Deck Flooring Planning Guide
A good deck starts with clear measurements. The calculator helps you turn a floor outline into a practical buying list. It estimates board count, board footage, waste, joist length, fasteners, and total material cost. This gives you a stronger plan before you visit a supplier.
Measure the Space
Measure the deck length and width in feet. Add any landing, step pad, or extra platform area if it uses the same decking. Then enter the board width, board length, and the gap between boards. The gap matters because it changes the number of board rows across the deck. Small gaps can add boards on wide projects.
Allow for Waste
Waste is also important. Straight layouts may need less extra material. Diagonal, picture frame, and detailed patterns need more trimming. The pattern factor adds a realistic allowance before the waste percentage is applied.
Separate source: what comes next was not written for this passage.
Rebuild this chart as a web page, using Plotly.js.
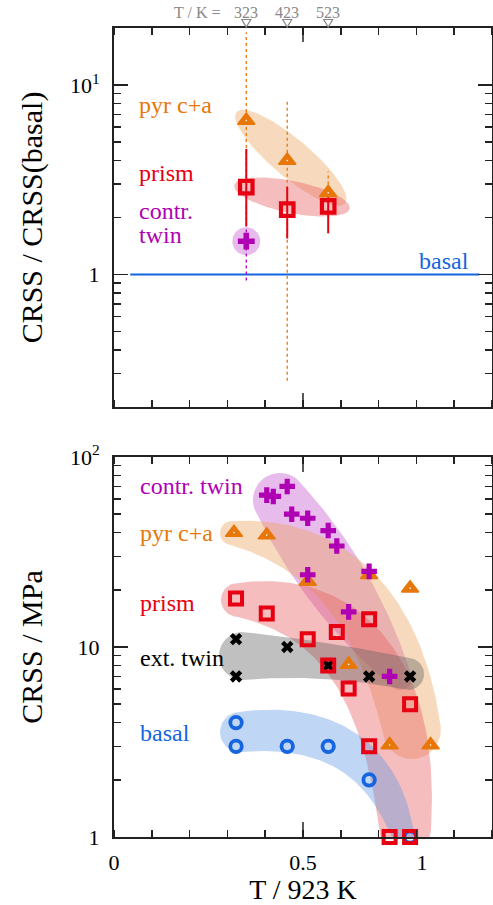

This keeps the result closer to field conditions.
Review Framing Needs
The joist estimate uses deck width and joist spacing. It adds a rim allowance around the deck. This is not a structural design. It is a planning number for early budgeting. Always follow local code, span tables, and professional advice for final framing.
Estimate Fasteners
Fasteners are counted from board rows and joist crossings. You can change fasteners per crossing for screws, clips, or hidden systems. The calculator also estimates boxes, so the shopping list is easier to understand.
Plan the Cost
Cost planning is simple. Enter board price, joist price, and fastener box price. The result separates each cost group and then gives one total. This helps you compare treated lumber, composite boards, hardwood, or other flooring choices.
Export and Compare
The CSV export is useful for spreadsheets. The PDF export is useful for quotes and printed notes. Save both after changing inputs. Compare two or three layouts before buying materials.
Final Check
Use the result as an estimate, not a final engineering plan. Actual deck projects may need blocking, stairs, fascia, railing, clips, flashing, beams, posts, and delivery waste. Board defects can also affect yield. Recheck measurements twice. Then order a small safety margin when the project has angles, curves, or complex borders.
Keep notes for board direction, seams, and access paths. Mark areas around posts and doors. These details help crews cut fewer pieces and work faster on site daily.